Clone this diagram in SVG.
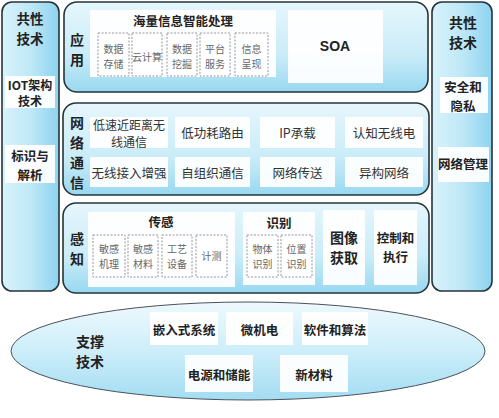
<svg xmlns="http://www.w3.org/2000/svg" width="499" height="418" viewBox="0 0 499 418">
<defs>
<linearGradient id="gBox" x1="0" y1="0" x2="0" y2="1">
<stop offset="0" stop-color="#e6f6fc"/>
<stop offset="0.6" stop-color="#c9ecf8"/>
<stop offset="1" stop-color="#98d8f0"/>
</linearGradient>
<linearGradient id="gCol" x1="0" y1="0" x2="1" y2="0">
<stop offset="0" stop-color="#d9f2fb"/>
<stop offset="0.5" stop-color="#bfe8f7"/>
<stop offset="1" stop-color="#8dd3ef"/>
</linearGradient>
<linearGradient id="gEll" x1="0" y1="0" x2="0" y2="1">
<stop offset="0" stop-color="#eef9fd"/>
<stop offset="0.5" stop-color="#cdeefa"/>
<stop offset="1" stop-color="#a3dcf2"/>
</linearGradient>
<style>
.cont{fill:url(#gBox);stroke:#26343b;stroke-width:1.6}
.col{fill:url(#gCol);stroke:#26343b;stroke-width:1.6}
.wp{fill:#ffffff;fill-opacity:0.93}
.dash{fill:#ffffff;stroke:#8a8a8a;stroke-width:0.9;stroke-dasharray:2 1.5}
text{font-family:"Noto Sans CJK SC","Liberation Sans",sans-serif;text-anchor:middle;dominant-baseline:central;fill:#222}
.h{font-size:14px;font-weight:bold}
.t{font-size:12.5px;font-weight:bold}
.n{font-size:12.5px;fill:#333}
.s{font-size:10px;fill:#666}
</style>
</defs>

<g id="left-column">
<rect class="col" x="2" y="2" width="57" height="289" rx="10"/>
<text class="h" x="30" y="18" style="font-size:13.5px">共性</text>
<text class="h" x="30" y="38" style="font-size:13.5px">技术</text>
<rect class="wp" x="5" y="76" width="50" height="32"/>
<text class="t" x="30" y="84" style="font-size:12px">IOT架构</text>
<text class="t" x="30" y="100" style="font-size:12px">技术</text>
<rect class="wp" x="5" y="145" width="50" height="38"/>
<text class="t" x="30" y="155">标识与</text>
<text class="t" x="30" y="174">解析</text>
</g>

<g id="right-column">
<rect class="col" x="432" y="2" width="60" height="289" rx="10"/>
<text class="h" x="463" y="22">共性</text>
<text class="h" x="463" y="42">技术</text>
<rect class="wp" x="440" y="77" width="48" height="36"/>
<text class="t" x="463" y="86">安全和</text>
<text class="t" x="463" y="105">隐私</text>
<rect class="wp" x="438" y="147" width="51" height="35"/>
<text class="t" x="463" y="163">网络管理</text>
</g>

<g id="application">
<rect class="cont" x="64" y="2" width="364" height="90" rx="13"/>
<text class="h" x="77" y="39">应</text>
<text class="h" x="77" y="59">用</text>
<rect class="wp" x="90" y="10" width="186" height="67"/>
<text class="t" x="183" y="20">海量信息智能处理</text>
<rect class="dash" x="98" y="33" width="31" height="43"/>
<text class="s" x="113.5" y="48">数据</text>
<text class="s" x="113.5" y="63">存储</text>
<rect class="dash" x="132" y="33" width="30" height="43"/>
<text class="s" x="147" y="56">云计算</text>
<rect class="dash" x="167" y="33" width="30" height="43"/>
<text class="s" x="182" y="48">数据</text>
<text class="s" x="182" y="63">挖掘</text>
<rect class="dash" x="200" y="33" width="30" height="43"/>
<text class="s" x="215" y="48">平台</text>
<text class="s" x="215" y="63">服务</text>
<rect class="dash" x="235" y="33" width="33" height="43"/>
<text class="s" x="251.5" y="48">信息</text>
<text class="s" x="251.5" y="63">呈现</text>
<rect class="wp" x="288" y="10" width="95" height="73"/>
<text x="335" y="46" style="font-family:'Liberation Sans',Arial,sans-serif;font-size:14px;font-weight:bold">SOA</text>
</g>

<g id="network">
<rect class="cont" x="63" y="103" width="366" height="92" rx="13"/>
<text class="h" x="77" y="122">网</text>
<text class="h" x="77" y="142">络</text>
<text class="h" x="77" y="162">通</text>
<text class="h" x="77" y="182">信</text>
<rect class="wp" x="90" y="117" width="78" height="31"/>
<text class="n" x="129" y="124" style="font-size:12px">低速近距离无</text>
<text class="n" x="129" y="141.5" style="font-size:12px">线通信</text>
<rect class="wp" x="175" y="117" width="75" height="31"/>
<text class="n" x="212.5" y="132">低功耗路由</text>
<rect class="wp" x="260" y="117" width="75" height="31"/>
<text class="n" x="297.5" y="132">IP承载</text>
<rect class="wp" x="345" y="117" width="78" height="31"/>
<text class="n" x="384" y="132">认知无线电</text>
<rect class="wp" x="90" y="157" width="78" height="30"/>
<text class="n" x="129" y="172">无线接入增强</text>
<rect class="wp" x="175" y="157" width="75" height="30"/>
<text class="n" x="212.5" y="172">自组织通信</text>
<rect class="wp" x="260" y="157" width="75" height="30"/>
<text class="n" x="297.5" y="172">网络传送</text>
<rect class="wp" x="345" y="157" width="78" height="30"/>
<text class="n" x="384" y="172">异构网络</text>
</g>

<g id="perception">
<rect class="cont" x="63" y="203" width="366" height="90" rx="13"/>
<text class="h" x="77" y="238">感</text>
<text class="h" x="77" y="258">知</text>
<rect class="wp" x="88" y="212" width="147" height="75"/>
<text class="t" x="161" y="221">传感</text>
<rect class="dash" x="93" y="235" width="32" height="42"/>
<text class="s" x="109" y="248">敏感</text>
<text class="s" x="109" y="263">机理</text>
<rect class="dash" x="128" y="235" width="30" height="42"/>
<text class="s" x="143" y="248">敏感</text>
<text class="s" x="143" y="263">材料</text>
<rect class="dash" x="162" y="235" width="30" height="42"/>
<text class="s" x="177" y="248">工艺</text>
<text class="s" x="177" y="263">设备</text>
<rect class="dash" x="196" y="235" width="31" height="42"/>
<text class="s" x="211.5" y="255">计测</text>
<rect class="wp" x="243" y="212" width="72" height="73"/>
<text class="t" x="279" y="222">识别</text>
<rect class="dash" x="247" y="235" width="31" height="42"/>
<text class="s" x="262.5" y="248">物体</text>
<text class="s" x="262.5" y="263">识别</text>
<rect class="dash" x="281" y="235" width="31" height="42"/>
<text class="s" x="296.5" y="248">位置</text>
<text class="s" x="296.5" y="263">识别</text>
<rect class="wp" x="323" y="210" width="42" height="75"/>
<text class="h" x="344" y="237">图像</text>
<text class="h" x="344" y="257">获取</text>
<rect class="wp" x="374" y="210" width="43" height="75"/>
<text class="t" x="395.5" y="237">控制和</text>
<text class="t" x="395.5" y="256">执行</text>
</g>

<g id="support">
<ellipse cx="248" cy="351" rx="237" ry="49" fill="url(#gEll)" stroke="#4a5358" stroke-width="1"/>
<text class="h" x="90" y="341">支撑</text>
<text class="h" x="90" y="361">技术</text>
<rect class="wp" x="150" y="312" width="68" height="33"/>
<text class="t" x="184" y="329">嵌入式系统</text>
<rect class="wp" x="226" y="312" width="67" height="33"/>
<text class="t" x="259.5" y="329">微机电</text>
<rect class="wp" x="302" y="312" width="66" height="33"/>
<text class="t" x="335" y="329">软件和算法</text>
<rect class="wp" x="185" y="355" width="68" height="37"/>
<text class="t" x="219" y="374">电源和储能</text>
<rect class="wp" x="280" y="355" width="68" height="37"/>
<text class="t" x="314" y="374">新材料</text>
</g>

<g id="connectors"/>
</svg>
__________________________________________________
SET PROBLEM | Without the pictures, output the full listing exactly as it stands.

WRITTEN RESPONSE |
Clone this diagram in SVG.
<svg xmlns="http://www.w3.org/2000/svg" width="499" height="418" viewBox="0 0 499 418">
<defs>
<linearGradient id="gBox" x1="0" y1="0" x2="0" y2="1">
<stop offset="0" stop-color="#e6f6fc"/>
<stop offset="0.6" stop-color="#c9ecf8"/>
<stop offset="1" stop-color="#98d8f0"/>
</linearGradient>
<linearGradient id="gCol" x1="0" y1="0" x2="1" y2="0">
<stop offset="0" stop-color="#d9f2fb"/>
<stop offset="0.5" stop-color="#bfe8f7"/>
<stop offset="1" stop-color="#8dd3ef"/>
</linearGradient>
<linearGradient id="gEll" x1="0" y1="0" x2="0" y2="1">
<stop offset="0" stop-color="#eef9fd"/>
<stop offset="0.5" stop-color="#cdeefa"/>
<stop offset="1" stop-color="#a3dcf2"/>
</linearGradient>
<style>
.cont{fill:url(#gBox);stroke:#26343b;stroke-width:1.6}
.col{fill:url(#gCol);stroke:#26343b;stroke-width:1.6}
.wp{fill:#ffffff;fill-opacity:0.93}
.dash{fill:#ffffff;stroke:#8a8a8a;stroke-width:0.9;stroke-dasharray:2 1.5}
text{font-family:"Noto Sans CJK SC","Liberation Sans",sans-serif;text-anchor:middle;dominant-baseline:central;fill:#222}
.h{font-size:14px;font-weight:bold}
.t{font-size:12.5px;font-weight:bold}
.n{font-size:12.5px;fill:#333}
.s{font-size:10px;fill:#666}
</style>
</defs>

<g id="left-column">
<rect class="col" x="2" y="2" width="57" height="289" rx="10"/>
<text class="h" x="30" y="18" style="font-size:13.5px">共性</text>
<text class="h" x="30" y="38" style="font-size:13.5px">技术</text>
<rect class="wp" x="5" y="76" width="50" height="32"/>
<text class="t" x="30" y="84" style="font-size:12px">IOT架构</text>
<text class="t" x="30" y="100" style="font-size:12px">技术</text>
<rect class="wp" x="5" y="145" width="50" height="38"/>
<text class="t" x="30" y="155">标识与</text>
<text class="t" x="30" y="174">解析</text>
</g>

<g id="right-column">
<rect class="col" x="432" y="2" width="60" height="289" rx="10"/>
<text class="h" x="463" y="22">共性</text>
<text class="h" x="463" y="42">技术</text>
<rect class="wp" x="440" y="77" width="48" height="36"/>
<text class="t" x="463" y="86">安全和</text>
<text class="t" x="463" y="105">隐私</text>
<rect class="wp" x="438" y="147" width="51" height="35"/>
<text class="t" x="463" y="163">网络管理</text>
</g>

<g id="application">
<rect class="cont" x="64" y="2" width="364" height="90" rx="13"/>
<text class="h" x="77" y="39">应</text>
<text class="h" x="77" y="59">用</text>
<rect class="wp" x="90" y="10" width="186" height="67"/>
<text class="t" x="183" y="20">海量信息智能处理</text>
<rect class="dash" x="98" y="33" width="31" height="43"/>
<text class="s" x="113.5" y="48">数据</text>
<text class="s" x="113.5" y="63">存储</text>
<rect class="dash" x="132" y="33" width="30" height="43"/>
<text class="s" x="147" y="56">云计算</text>
<rect class="dash" x="167" y="33" width="30" height="43"/>
<text class="s" x="182" y="48">数据</text>
<text class="s" x="182" y="63">挖掘</text>
<rect class="dash" x="200" y="33" width="30" height="43"/>
<text class="s" x="215" y="48">平台</text>
<text class="s" x="215" y="63">服务</text>
<rect class="dash" x="235" y="33" width="33" height="43"/>
<text class="s" x="251.5" y="48">信息</text>
<text class="s" x="251.5" y="63">呈现</text>
<rect class="wp" x="288" y="10" width="95" height="73"/>
<text x="335" y="46" style="font-family:'Liberation Sans',Arial,sans-serif;font-size:14px;font-weight:bold">SOA</text>
</g>

<g id="network">
<rect class="cont" x="63" y="103" width="366" height="92" rx="13"/>
<text class="h" x="77" y="122">网</text>
<text class="h" x="77" y="142">络</text>
<text class="h" x="77" y="162">通</text>
<text class="h" x="77" y="182">信</text>
<rect class="wp" x="90" y="117" width="78" height="31"/>
<text class="n" x="129" y="124" style="font-size:12px">低速近距离无</text>
<text class="n" x="129" y="141.5" style="font-size:12px">线通信</text>
<rect class="wp" x="175" y="117" width="75" height="31"/>
<text class="n" x="212.5" y="132">低功耗路由</text>
<rect class="wp" x="260" y="117" width="75" height="31"/>
<text class="n" x="297.5" y="132">IP承载</text>
<rect class="wp" x="345" y="117" width="78" height="31"/>
<text class="n" x="384" y="132">认知无线电</text>
<rect class="wp" x="90" y="157" width="78" height="30"/>
<text class="n" x="129" y="172">无线接入增强</text>
<rect class="wp" x="175" y="157" width="75" height="30"/>
<text class="n" x="212.5" y="172">自组织通信</text>
<rect class="wp" x="260" y="157" width="75" height="30"/>
<text class="n" x="297.5" y="172">网络传送</text>
<rect class="wp" x="345" y="157" width="78" height="30"/>
<text class="n" x="384" y="172">异构网络</text>
</g>

<g id="perception">
<rect class="cont" x="63" y="203" width="366" height="90" rx="13"/>
<text class="h" x="77" y="238">感</text>
<text class="h" x="77" y="258">知</text>
<rect class="wp" x="88" y="212" width="147" height="75"/>
<text class="t" x="161" y="221">传感</text>
<rect class="dash" x="93" y="235" width="32" height="42"/>
<text class="s" x="109" y="248">敏感</text>
<text class="s" x="109" y="263">机理</text>
<rect class="dash" x="128" y="235" width="30" height="42"/>
<text class="s" x="143" y="248">敏感</text>
<text class="s" x="143" y="263">材料</text>
<rect class="dash" x="162" y="235" width="30" height="42"/>
<text class="s" x="177" y="248">工艺</text>
<text class="s" x="177" y="263">设备</text>
<rect class="dash" x="196" y="235" width="31" height="42"/>
<text class="s" x="211.5" y="255">计测</text>
<rect class="wp" x="243" y="212" width="72" height="73"/>
<text class="t" x="279" y="222">识别</text>
<rect class="dash" x="247" y="235" width="31" height="42"/>
<text class="s" x="262.5" y="248">物体</text>
<text class="s" x="262.5" y="263">识别</text>
<rect class="dash" x="281" y="235" width="31" height="42"/>
<text class="s" x="296.5" y="248">位置</text>
<text class="s" x="296.5" y="263">识别</text>
<rect class="wp" x="323" y="210" width="42" height="75"/>
<text class="h" x="344" y="237">图像</text>
<text class="h" x="344" y="257">获取</text>
<rect class="wp" x="374" y="210" width="43" height="75"/>
<text class="t" x="395.5" y="237">控制和</text>
<text class="t" x="395.5" y="256">执行</text>
</g>

<g id="support">
<ellipse cx="248" cy="351" rx="237" ry="49" fill="url(#gEll)" stroke="#4a5358" stroke-width="1"/>
<text class="h" x="90" y="341">支撑</text>
<text class="h" x="90" y="361">技术</text>
<rect class="wp" x="150" y="312" width="68" height="33"/>
<text class="t" x="184" y="329">嵌入式系统</text>
<rect class="wp" x="226" y="312" width="67" height="33"/>
<text class="t" x="259.5" y="329">微机电</text>
<rect class="wp" x="302" y="312" width="66" height="33"/>
<text class="t" x="335" y="329">软件和算法</text>
<rect class="wp" x="185" y="355" width="68" height="37"/>
<text class="t" x="219" y="374">电源和储能</text>
<rect class="wp" x="280" y="355" width="68" height="37"/>
<text class="t" x="314" y="374">新材料</text>
</g>

<g id="connectors"/>
</svg>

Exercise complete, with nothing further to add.